** Task description **
Output the material word for word. Leave each picture out.

** Supplied data **

-- begin --

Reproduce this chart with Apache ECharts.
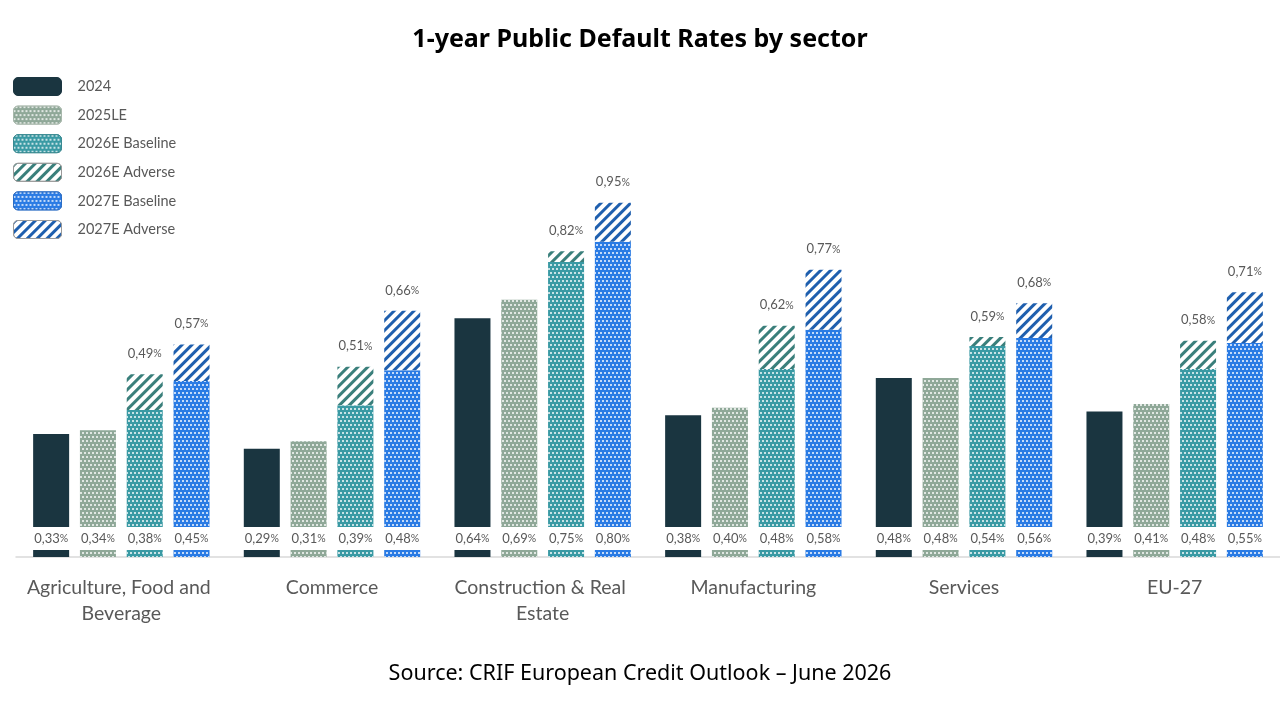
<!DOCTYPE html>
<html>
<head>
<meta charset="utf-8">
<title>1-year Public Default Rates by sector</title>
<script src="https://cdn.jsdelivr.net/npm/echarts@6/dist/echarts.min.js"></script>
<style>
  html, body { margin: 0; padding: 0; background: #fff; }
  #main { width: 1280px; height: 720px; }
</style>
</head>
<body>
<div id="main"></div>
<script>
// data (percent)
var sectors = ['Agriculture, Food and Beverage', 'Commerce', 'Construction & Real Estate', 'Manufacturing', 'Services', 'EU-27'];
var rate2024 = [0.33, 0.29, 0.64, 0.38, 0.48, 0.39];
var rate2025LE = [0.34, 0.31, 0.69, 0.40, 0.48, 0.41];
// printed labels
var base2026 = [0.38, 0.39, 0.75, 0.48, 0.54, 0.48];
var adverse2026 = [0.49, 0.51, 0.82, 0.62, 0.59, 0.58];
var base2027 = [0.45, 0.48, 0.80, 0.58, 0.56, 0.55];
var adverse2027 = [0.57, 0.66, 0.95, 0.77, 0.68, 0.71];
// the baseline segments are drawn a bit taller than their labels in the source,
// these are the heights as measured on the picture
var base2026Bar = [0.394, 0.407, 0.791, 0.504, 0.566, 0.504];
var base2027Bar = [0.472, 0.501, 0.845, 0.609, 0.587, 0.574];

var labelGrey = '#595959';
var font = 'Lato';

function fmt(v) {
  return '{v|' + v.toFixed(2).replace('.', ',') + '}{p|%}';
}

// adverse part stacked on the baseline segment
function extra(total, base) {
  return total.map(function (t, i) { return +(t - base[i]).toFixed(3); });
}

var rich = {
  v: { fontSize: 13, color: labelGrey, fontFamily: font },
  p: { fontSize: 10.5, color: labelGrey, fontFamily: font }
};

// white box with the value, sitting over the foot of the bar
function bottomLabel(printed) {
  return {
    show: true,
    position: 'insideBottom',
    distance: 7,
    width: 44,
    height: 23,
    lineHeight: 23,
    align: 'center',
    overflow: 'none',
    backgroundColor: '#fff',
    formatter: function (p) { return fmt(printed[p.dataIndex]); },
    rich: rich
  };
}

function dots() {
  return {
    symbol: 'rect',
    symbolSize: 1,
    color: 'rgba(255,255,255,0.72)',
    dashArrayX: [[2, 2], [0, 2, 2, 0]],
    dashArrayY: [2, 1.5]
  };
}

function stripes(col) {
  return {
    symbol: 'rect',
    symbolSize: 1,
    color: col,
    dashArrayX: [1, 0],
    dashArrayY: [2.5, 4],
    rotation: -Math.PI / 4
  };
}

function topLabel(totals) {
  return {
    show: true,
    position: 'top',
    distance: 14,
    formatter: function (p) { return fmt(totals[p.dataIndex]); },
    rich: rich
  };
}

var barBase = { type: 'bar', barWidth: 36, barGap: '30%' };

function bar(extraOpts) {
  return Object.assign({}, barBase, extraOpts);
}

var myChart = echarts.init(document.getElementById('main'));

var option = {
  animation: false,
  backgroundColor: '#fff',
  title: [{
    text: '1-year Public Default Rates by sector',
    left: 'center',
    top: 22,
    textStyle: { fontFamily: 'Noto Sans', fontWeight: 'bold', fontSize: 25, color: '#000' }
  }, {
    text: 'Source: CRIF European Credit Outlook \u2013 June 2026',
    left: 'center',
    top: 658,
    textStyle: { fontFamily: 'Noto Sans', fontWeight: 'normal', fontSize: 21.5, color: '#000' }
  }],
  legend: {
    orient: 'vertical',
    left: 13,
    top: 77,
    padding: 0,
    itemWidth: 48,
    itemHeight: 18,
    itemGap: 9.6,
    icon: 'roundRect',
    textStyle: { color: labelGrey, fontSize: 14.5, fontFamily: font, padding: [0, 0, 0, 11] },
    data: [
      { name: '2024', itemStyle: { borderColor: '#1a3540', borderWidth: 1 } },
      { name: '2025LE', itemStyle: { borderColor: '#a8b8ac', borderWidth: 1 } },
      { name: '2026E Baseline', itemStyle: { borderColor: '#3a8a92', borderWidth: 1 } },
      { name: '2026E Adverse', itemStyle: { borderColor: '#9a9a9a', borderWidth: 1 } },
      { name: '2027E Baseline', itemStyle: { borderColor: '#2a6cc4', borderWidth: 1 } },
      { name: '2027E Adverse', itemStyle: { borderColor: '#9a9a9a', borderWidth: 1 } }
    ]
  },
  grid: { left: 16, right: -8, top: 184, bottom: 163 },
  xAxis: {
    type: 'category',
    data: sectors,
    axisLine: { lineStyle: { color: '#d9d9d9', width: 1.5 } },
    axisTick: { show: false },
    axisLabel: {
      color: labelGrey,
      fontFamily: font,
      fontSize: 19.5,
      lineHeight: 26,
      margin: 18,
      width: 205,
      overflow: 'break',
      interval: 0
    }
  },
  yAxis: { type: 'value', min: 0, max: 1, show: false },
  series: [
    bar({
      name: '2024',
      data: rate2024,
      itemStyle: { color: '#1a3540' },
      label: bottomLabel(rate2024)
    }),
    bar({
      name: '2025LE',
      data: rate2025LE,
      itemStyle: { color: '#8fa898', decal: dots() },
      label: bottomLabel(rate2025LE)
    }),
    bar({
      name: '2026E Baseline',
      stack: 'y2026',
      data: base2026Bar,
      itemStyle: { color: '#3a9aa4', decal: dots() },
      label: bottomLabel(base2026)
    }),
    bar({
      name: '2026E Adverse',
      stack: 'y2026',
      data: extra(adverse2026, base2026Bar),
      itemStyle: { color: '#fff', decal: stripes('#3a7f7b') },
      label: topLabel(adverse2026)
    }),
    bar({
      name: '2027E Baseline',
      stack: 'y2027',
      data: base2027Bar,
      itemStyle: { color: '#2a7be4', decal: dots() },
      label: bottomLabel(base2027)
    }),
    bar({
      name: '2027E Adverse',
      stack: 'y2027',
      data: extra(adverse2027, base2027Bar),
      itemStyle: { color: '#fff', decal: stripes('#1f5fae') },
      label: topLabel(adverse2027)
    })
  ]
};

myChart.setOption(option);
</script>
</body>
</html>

-- end --

** Exercise result **
Reproduce this chart with Apache ECharts.
<!DOCTYPE html>
<html>
<head>
<meta charset="utf-8">
<title>1-year Public Default Rates by sector</title>
<script src="https://cdn.jsdelivr.net/npm/echarts@6/dist/echarts.min.js"></script>
<style>
  html, body { margin: 0; padding: 0; background: #fff; }
  #main { width: 1280px; height: 720px; }
</style>
</head>
<body>
<div id="main"></div>
<script>
// data (percent)
var sectors = ['Agriculture, Food and Beverage', 'Commerce', 'Construction & Real Estate', 'Manufacturing', 'Services', 'EU-27'];
var rate2024 = [0.33, 0.29, 0.64, 0.38, 0.48, 0.39];
var rate2025LE = [0.34, 0.31, 0.69, 0.40, 0.48, 0.41];
// printed labels
var base2026 = [0.38, 0.39, 0.75, 0.48, 0.54, 0.48];
var adverse2026 = [0.49, 0.51, 0.82, 0.62, 0.59, 0.58];
var base2027 = [0.45, 0.48, 0.80, 0.58, 0.56, 0.55];
var adverse2027 = [0.57, 0.66, 0.95, 0.77, 0.68, 0.71];
// the baseline segments are drawn a bit taller than their labels in the source,
// these are the heights as measured on the picture
var base2026Bar = [0.394, 0.407, 0.791, 0.504, 0.566, 0.504];
var base2027Bar = [0.472, 0.501, 0.845, 0.609, 0.587, 0.574];

var labelGrey = '#595959';
var font = 'Lato';

function fmt(v) {
  return '{v|' + v.toFixed(2).replace('.', ',') + '}{p|%}';
}

// adverse part stacked on the baseline segment
function extra(total, base) {
  return total.map(function (t, i) { return +(t - base[i]).toFixed(3); });
}

var rich = {
  v: { fontSize: 13, color: labelGrey, fontFamily: font },
  p: { fontSize: 10.5, color: labelGrey, fontFamily: font }
};

// white box with the value, sitting over the foot of the bar
function bottomLabel(printed) {
  return {
    show: true,
    position: 'insideBottom',
    distance: 7,
    width: 44,
    height: 23,
    lineHeight: 23,
    align: 'center',
    overflow: 'none',
    backgroundColor: '#fff',
    formatter: function (p) { return fmt(printed[p.dataIndex]); },
    rich: rich
  };
}

function dots() {
  return {
    symbol: 'rect',
    symbolSize: 1,
    color: 'rgba(255,255,255,0.72)',
    dashArrayX: [[2, 2], [0, 2, 2, 0]],
    dashArrayY: [2, 1.5]
  };
}

function stripes(col) {
  return {
    symbol: 'rect',
    symbolSize: 1,
    color: col,
    dashArrayX: [1, 0],
    dashArrayY: [2.5, 4],
    rotation: -Math.PI / 4
  };
}

function topLabel(totals) {
  return {
    show: true,
    position: 'top',
    distance: 14,
    formatter: function (p) { return fmt(totals[p.dataIndex]); },
    rich: rich
  };
}

var barBase = { type: 'bar', barWidth: 36, barGap: '30%' };

function bar(extraOpts) {
  return Object.assign({}, barBase, extraOpts);
}

var myChart = echarts.init(document.getElementById('main'));

var option = {
  animation: false,
  backgroundColor: '#fff',
  title: [{
    text: '1-year Public Default Rates by sector',
    left: 'center',
    top: 22,
    textStyle: { fontFamily: 'Noto Sans', fontWeight: 'bold', fontSize: 25, color: '#000' }
  }, {
    text: 'Source: CRIF European Credit Outlook \u2013 June 2026',
    left: 'center',
    top: 658,
    textStyle: { fontFamily: 'Noto Sans', fontWeight: 'normal', fontSize: 21.5, color: '#000' }
  }],
  legend: {
    orient: 'vertical',
    left: 13,
    top: 77,
    padding: 0,
    itemWidth: 48,
    itemHeight: 18,
    itemGap: 9.6,
    icon: 'roundRect',
    textStyle: { color: labelGrey, fontSize: 14.5, fontFamily: font, padding: [0, 0, 0, 11] },
    data: [
      { name: '2024', itemStyle: { borderColor: '#1a3540', borderWidth: 1 } },
      { name: '2025LE', itemStyle: { borderColor: '#a8b8ac', borderWidth: 1 } },
      { name: '2026E Baseline', itemStyle: { borderColor: '#3a8a92', borderWidth: 1 } },
      { name: '2026E Adverse', itemStyle: { borderColor: '#9a9a9a', borderWidth: 1 } },
      { name: '2027E Baseline', itemStyle: { borderColor: '#2a6cc4', borderWidth: 1 } },
      { name: '2027E Adverse', itemStyle: { borderColor: '#9a9a9a', borderWidth: 1 } }
    ]
  },
  grid: { left: 16, right: -8, top: 184, bottom: 163 },
  xAxis: {
    type: 'category',
    data: sectors,
    axisLine: { lineStyle: { color: '#d9d9d9', width: 1.5 } },
    axisTick: { show: false },
    axisLabel: {
      color: labelGrey,
      fontFamily: font,
      fontSize: 19.5,
      lineHeight: 26,
      margin: 18,
      width: 205,
      overflow: 'break',
      interval: 0
    }
  },
  yAxis: { type: 'value', min: 0, max: 1, show: false },
  series: [
    bar({
      name: '2024',
      data: rate2024,
      itemStyle: { color: '#1a3540' },
      label: bottomLabel(rate2024)
    }),
    bar({
      name: '2025LE',
      data: rate2025LE,
      itemStyle: { color: '#8fa898', decal: dots() },
      label: bottomLabel(rate2025LE)
    }),
    bar({
      name: '2026E Baseline',
      stack: 'y2026',
      data: base2026Bar,
      itemStyle: { color: '#3a9aa4', decal: dots() },
      label: bottomLabel(base2026)
    }),
    bar({
      name: '2026E Adverse',
      stack: 'y2026',
      data: extra(adverse2026, base2026Bar),
      itemStyle: { color: '#fff', decal: stripes('#3a7f7b') },
      label: topLabel(adverse2026)
    }),
    bar({
      name: '2027E Baseline',
      stack: 'y2027',
      data: base2027Bar,
      itemStyle: { color: '#2a7be4', decal: dots() },
      label: bottomLabel(base2027)
    }),
    bar({
      name: '2027E Adverse',
      stack: 'y2027',
      data: extra(adverse2027, base2027Bar),
      itemStyle: { color: '#fff', decal: stripes('#1f5fae') },
      label: topLabel(adverse2027)
    })
  ]
};

myChart.setOption(option);
</script>
</body>
</html>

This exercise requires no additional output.